Alex McLevy of The A.V. Club gave the episode a "B+" grade and wrote, "The rap battle between Oliver and Jerome is maybe the single silliest thing Legion has ever done. Sillier than a lip-synching mouse, sillier than any droll witticism or stomping on a previously enormous delusion creature or any of it. On an episode already experimenting with a far lighter and more playful tone than just about every episode that's preceded it, it pushed the series into a downright goofy realm. But circumstances aside, if you can't enjoy a ridiculous rap battle between Jemaine Clement and Jason Mantzoukas, I'm not sure I want to know you."
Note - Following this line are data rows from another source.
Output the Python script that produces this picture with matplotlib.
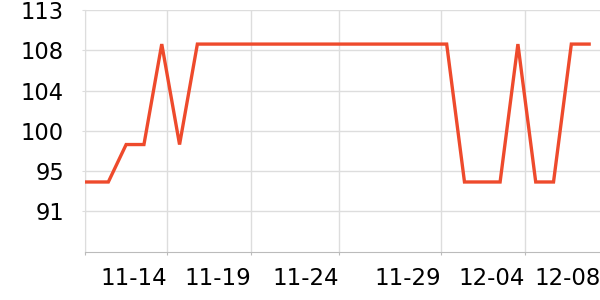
import matplotlib
matplotlib.use("Agg")
import matplotlib.pyplot as plt
import numpy as np

# data (index 0 = first fully visible day; earlier points clipped at axis edge)
values = [94.0, 94.0, 94.0, 98.1, 98.1, 109.1, 98.1,
          109.1, 109.1, 109.1, 109.1, 109.1, 109.1, 109.1, 109.1,
          109.1, 109.1, 109.1, 109.1, 109.1, 109.1, 109.1,
          94.0, 94.0, 94.0, 109.1, 94.0, 94.0, 109.1, 109.1]
x_index = np.arange(len(values)) - 2

xtick_pos = [-1.31, 3.30, 8.03, 12.97, 18.70, 23.41, 27.68]
xtick_labels = ["", "11-14", "11-19", "11-24", "11-29", "12-04", "12-08"]
ytick_pos = [90.8, 95.2, 99.6, 104.0, 108.4, 112.8]
ytick_labels = ["91", "95", "100", "104", "108", "113"]

fig = plt.figure(figsize=(6, 3), dpi=100)
ax = fig.add_axes([85 / 600, 1 - 252.3 / 300, 1 - 85 / 600 + 0.02, (252.3 - 10.3) / 300])

ax.plot(x_index, values, color="#ee4a2c", linewidth=2.4, solid_joinstyle="miter", zorder=3)

ax.set_xlim(-1.31, 27.61 + 0.02 * 600 / 17.81)
ax.set_ylim(86.3, 112.8)

ax.set_xticks(xtick_pos)
ax.set_xticklabels(xtick_labels, ha="right", fontsize=16.5)
ax.set_yticks(ytick_pos)
ax.set_yticklabels(ytick_labels, fontsize=16.3)

ax.grid(True, color="#dddddd", linewidth=1.0)
ax.set_axisbelow(True)
for s in ["top", "right"]:
    ax.spines[s].set_visible(False)
ax.spines["left"].set_color("#dddddd")
ax.spines["bottom"].set_color("#bbbbbb")
ax.tick_params(axis="x", length=2.5, color="#bbbbbb", pad=8)
ax.tick_params(axis="y", length=2, color="#dddddd", pad=13)

fig.savefig("out.png", dpi=100)
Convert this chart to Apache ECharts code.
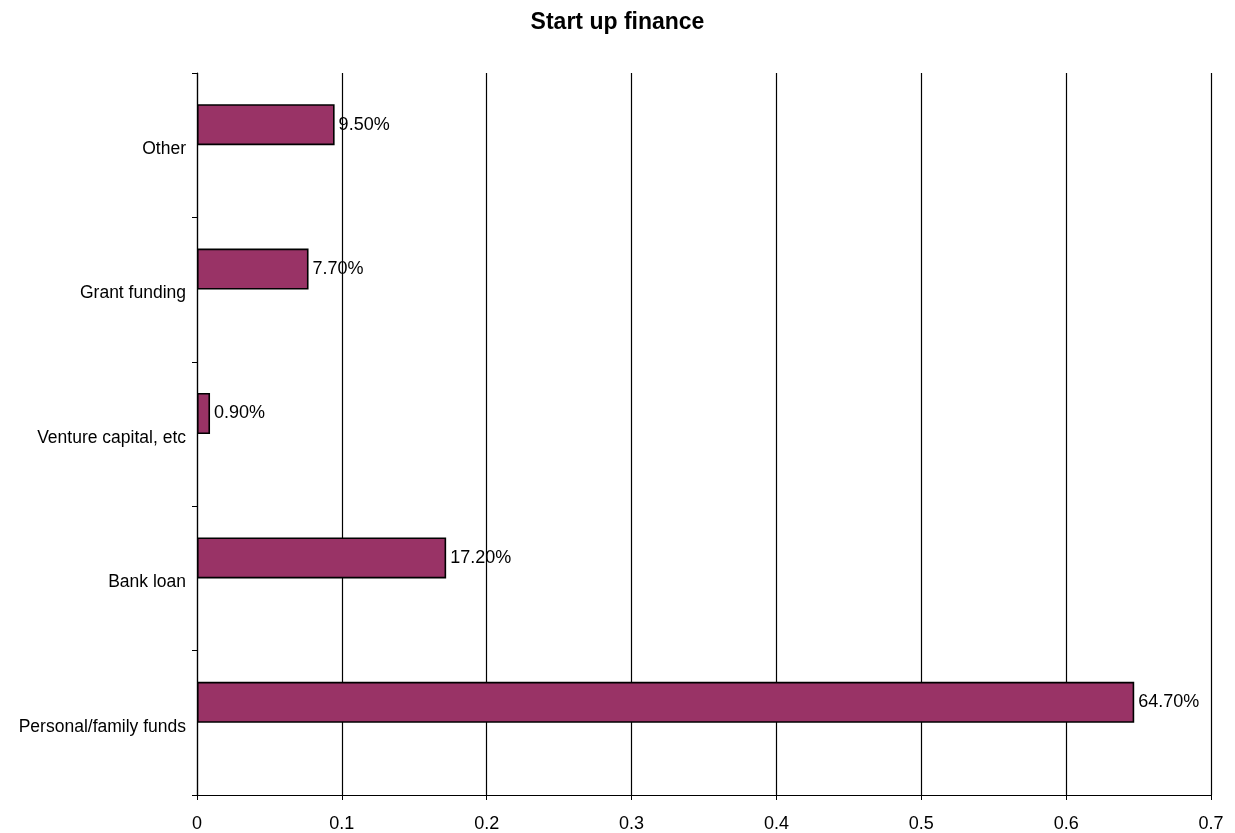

Nick Harley of Den of Geek gave the episode a 2.5 star rating out of 5 wrote, "'Chapter 25' is going to make a certain type of Legion fan very happy, just not this one. One person's delightful experiment is another's fanciful slog. To each their own. I thought 'Chapter 24' turned the action and urgency of the season up to 11, and this episode halted that momentum dead in its tracks with a self-satisfied detour filled with metaphor and little else. At least like the foot looks to be back on the pedal next week." Kevin Lever of Tell Tale TV gave the episode a 4 star rating out of 5 and wrote, "'Chapter 25 provides Syd the answer she's been seeking this whole time. It does so with a fantastic hour of self-discovery told with returning characters long missed."